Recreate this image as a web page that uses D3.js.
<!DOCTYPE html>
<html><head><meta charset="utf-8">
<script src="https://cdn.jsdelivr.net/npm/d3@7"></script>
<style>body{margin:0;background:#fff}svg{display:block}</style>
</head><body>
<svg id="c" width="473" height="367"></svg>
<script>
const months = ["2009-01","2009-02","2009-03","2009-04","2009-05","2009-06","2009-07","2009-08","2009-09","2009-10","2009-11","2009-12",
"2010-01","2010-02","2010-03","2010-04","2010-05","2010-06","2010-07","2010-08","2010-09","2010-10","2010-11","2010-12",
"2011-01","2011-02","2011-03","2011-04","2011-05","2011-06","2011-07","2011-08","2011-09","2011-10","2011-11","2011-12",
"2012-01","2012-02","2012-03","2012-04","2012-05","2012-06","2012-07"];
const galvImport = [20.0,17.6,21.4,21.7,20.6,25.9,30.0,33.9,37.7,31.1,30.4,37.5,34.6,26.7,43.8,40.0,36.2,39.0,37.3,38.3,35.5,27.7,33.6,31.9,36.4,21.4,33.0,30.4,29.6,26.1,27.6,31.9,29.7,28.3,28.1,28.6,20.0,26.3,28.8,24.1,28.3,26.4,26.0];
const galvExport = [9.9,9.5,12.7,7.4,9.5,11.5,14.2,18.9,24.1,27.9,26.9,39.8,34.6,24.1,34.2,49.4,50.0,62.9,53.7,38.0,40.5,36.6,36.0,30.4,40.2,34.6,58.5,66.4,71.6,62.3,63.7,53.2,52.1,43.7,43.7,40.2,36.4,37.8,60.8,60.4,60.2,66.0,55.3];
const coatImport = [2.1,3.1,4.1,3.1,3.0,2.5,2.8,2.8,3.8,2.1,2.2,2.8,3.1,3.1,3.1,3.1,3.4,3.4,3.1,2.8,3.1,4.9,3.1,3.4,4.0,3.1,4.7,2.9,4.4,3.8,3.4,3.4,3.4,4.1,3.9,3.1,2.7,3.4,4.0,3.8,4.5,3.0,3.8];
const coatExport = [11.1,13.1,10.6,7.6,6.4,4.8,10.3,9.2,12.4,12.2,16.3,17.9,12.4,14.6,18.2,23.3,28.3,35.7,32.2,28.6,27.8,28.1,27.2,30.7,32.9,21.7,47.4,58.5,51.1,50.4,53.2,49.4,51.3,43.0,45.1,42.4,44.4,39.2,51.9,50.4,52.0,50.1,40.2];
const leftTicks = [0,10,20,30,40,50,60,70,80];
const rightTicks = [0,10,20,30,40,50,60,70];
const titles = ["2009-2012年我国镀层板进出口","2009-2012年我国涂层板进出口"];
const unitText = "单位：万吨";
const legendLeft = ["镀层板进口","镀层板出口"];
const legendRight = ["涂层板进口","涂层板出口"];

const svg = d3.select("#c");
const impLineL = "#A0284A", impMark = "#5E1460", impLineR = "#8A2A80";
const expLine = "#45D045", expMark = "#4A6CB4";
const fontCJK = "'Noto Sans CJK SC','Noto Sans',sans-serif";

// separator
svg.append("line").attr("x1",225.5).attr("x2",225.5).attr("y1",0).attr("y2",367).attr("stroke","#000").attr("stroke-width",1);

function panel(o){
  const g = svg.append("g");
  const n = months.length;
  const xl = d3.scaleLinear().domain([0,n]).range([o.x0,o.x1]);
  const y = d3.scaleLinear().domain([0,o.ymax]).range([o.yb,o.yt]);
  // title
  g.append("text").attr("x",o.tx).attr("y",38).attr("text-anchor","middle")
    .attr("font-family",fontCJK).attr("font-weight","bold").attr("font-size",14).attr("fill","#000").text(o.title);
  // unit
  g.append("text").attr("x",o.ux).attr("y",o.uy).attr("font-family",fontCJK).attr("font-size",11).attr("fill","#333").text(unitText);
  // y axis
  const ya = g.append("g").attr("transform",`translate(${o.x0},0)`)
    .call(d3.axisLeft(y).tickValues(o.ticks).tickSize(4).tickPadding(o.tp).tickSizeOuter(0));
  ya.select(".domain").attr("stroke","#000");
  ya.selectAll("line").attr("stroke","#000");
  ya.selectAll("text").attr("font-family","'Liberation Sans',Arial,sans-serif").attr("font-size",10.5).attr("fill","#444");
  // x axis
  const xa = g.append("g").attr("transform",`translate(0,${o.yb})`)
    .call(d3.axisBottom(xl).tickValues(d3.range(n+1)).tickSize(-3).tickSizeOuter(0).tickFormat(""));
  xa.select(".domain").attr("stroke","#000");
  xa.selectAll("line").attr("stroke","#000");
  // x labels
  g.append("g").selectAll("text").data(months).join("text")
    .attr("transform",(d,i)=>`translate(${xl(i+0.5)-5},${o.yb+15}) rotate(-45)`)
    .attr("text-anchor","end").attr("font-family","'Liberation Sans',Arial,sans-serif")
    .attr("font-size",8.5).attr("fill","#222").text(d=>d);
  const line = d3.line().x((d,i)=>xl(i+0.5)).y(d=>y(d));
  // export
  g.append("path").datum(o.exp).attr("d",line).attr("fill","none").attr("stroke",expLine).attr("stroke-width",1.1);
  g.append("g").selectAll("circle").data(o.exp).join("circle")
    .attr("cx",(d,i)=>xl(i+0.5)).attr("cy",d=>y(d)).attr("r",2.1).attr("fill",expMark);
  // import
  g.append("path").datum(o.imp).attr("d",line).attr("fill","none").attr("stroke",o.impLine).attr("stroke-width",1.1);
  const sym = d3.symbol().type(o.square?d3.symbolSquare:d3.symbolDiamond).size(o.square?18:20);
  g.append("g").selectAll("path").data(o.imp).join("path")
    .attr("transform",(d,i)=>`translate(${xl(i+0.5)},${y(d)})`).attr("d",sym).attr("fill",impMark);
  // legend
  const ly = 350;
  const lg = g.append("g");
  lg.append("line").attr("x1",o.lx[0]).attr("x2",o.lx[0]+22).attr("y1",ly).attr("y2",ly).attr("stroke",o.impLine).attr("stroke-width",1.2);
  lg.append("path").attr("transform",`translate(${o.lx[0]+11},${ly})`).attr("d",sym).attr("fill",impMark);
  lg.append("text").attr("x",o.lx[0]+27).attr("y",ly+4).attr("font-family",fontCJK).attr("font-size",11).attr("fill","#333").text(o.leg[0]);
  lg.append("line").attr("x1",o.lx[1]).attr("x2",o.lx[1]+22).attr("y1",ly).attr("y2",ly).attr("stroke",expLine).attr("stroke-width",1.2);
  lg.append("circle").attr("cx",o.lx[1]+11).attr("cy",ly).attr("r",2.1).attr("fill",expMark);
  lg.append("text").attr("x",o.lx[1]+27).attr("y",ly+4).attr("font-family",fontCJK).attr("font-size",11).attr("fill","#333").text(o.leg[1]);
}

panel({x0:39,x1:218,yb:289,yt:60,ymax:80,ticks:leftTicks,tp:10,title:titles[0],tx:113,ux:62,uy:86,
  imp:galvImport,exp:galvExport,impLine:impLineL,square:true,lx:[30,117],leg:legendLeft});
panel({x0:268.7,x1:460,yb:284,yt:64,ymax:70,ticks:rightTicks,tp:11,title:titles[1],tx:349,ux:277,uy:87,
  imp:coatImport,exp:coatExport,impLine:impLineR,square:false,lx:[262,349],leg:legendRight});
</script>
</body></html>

★ ★ ★ ★ ★ ★ ★

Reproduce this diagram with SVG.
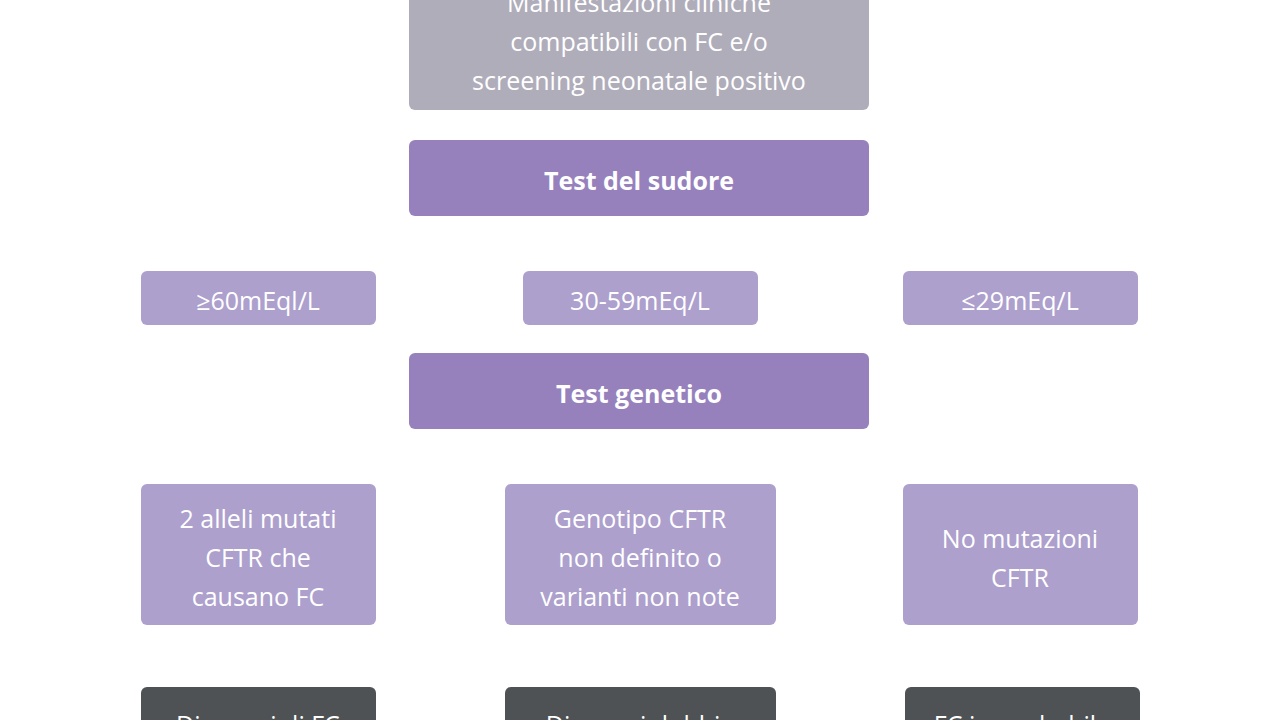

★ ★ ★ ★ ★ ★ ★

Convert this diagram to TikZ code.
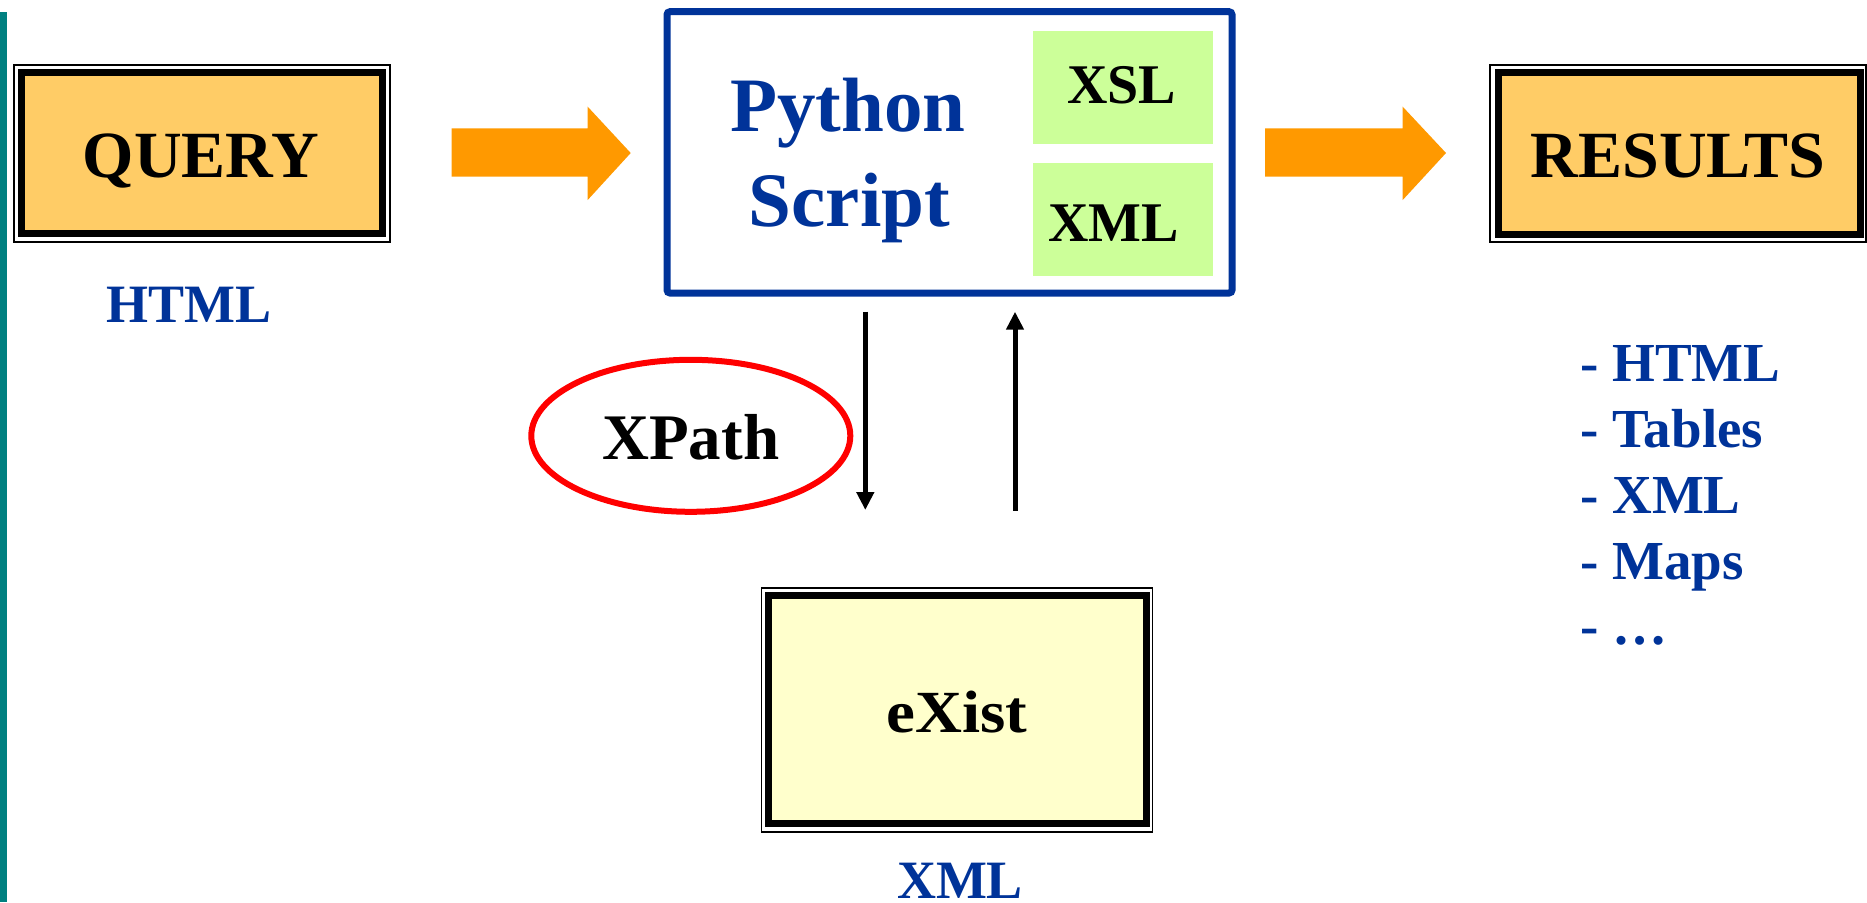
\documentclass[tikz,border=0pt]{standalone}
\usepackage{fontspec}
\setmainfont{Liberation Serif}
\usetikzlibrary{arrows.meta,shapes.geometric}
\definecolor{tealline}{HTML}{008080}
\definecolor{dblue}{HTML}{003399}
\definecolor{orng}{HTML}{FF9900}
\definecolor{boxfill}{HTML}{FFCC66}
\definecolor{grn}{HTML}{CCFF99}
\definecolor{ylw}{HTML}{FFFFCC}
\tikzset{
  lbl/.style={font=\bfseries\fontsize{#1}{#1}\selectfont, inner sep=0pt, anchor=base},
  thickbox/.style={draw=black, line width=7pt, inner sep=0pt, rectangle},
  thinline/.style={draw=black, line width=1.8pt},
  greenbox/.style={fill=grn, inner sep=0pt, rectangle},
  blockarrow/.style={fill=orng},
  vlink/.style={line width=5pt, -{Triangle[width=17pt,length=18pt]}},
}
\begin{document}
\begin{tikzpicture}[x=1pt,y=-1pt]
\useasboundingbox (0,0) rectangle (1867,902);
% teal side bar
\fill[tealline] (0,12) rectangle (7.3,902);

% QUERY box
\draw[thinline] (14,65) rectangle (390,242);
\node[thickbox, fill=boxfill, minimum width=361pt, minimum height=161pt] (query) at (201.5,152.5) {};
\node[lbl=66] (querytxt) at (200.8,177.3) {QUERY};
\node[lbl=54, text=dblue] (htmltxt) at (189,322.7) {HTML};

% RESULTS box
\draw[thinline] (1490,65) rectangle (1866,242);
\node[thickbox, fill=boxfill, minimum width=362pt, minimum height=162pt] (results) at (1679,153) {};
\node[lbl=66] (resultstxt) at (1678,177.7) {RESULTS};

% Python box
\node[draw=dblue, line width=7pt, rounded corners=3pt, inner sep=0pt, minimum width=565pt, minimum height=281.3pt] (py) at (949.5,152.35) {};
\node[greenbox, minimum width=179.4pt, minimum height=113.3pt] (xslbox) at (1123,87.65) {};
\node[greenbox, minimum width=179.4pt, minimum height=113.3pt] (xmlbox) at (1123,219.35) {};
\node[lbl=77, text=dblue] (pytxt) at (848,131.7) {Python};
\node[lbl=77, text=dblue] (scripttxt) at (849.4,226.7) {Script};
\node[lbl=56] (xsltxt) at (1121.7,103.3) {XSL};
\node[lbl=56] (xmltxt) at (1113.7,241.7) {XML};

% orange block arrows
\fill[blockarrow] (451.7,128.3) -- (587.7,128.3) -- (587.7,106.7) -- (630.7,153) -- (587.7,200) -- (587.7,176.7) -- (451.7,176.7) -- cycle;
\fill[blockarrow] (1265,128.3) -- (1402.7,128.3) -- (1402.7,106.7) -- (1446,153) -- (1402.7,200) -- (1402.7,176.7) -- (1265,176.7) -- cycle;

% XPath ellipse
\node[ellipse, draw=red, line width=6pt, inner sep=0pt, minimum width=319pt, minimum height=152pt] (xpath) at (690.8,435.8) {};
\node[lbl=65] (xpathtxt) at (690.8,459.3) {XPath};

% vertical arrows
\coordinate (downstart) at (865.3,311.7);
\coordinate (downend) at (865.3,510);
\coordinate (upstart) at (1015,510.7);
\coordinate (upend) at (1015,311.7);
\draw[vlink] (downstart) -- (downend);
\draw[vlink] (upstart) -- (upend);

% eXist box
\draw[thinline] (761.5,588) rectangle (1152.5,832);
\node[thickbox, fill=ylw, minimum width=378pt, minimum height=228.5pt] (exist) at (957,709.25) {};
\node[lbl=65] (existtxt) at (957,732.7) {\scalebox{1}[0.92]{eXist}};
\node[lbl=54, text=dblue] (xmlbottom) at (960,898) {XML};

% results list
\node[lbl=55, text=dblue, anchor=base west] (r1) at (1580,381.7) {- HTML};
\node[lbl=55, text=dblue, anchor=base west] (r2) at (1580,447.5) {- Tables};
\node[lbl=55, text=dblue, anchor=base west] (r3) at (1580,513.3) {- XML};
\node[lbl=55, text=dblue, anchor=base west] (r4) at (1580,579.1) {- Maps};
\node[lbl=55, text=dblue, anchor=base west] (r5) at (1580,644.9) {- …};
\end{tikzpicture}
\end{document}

★ ★ ★ ★ ★ ★ ★

From the records above, pull out every line containing the word "this".

Written answer —
Recreate this image as a web page that uses D3.js.
Reproduce this diagram with SVG.
Convert this diagram to TikZ code.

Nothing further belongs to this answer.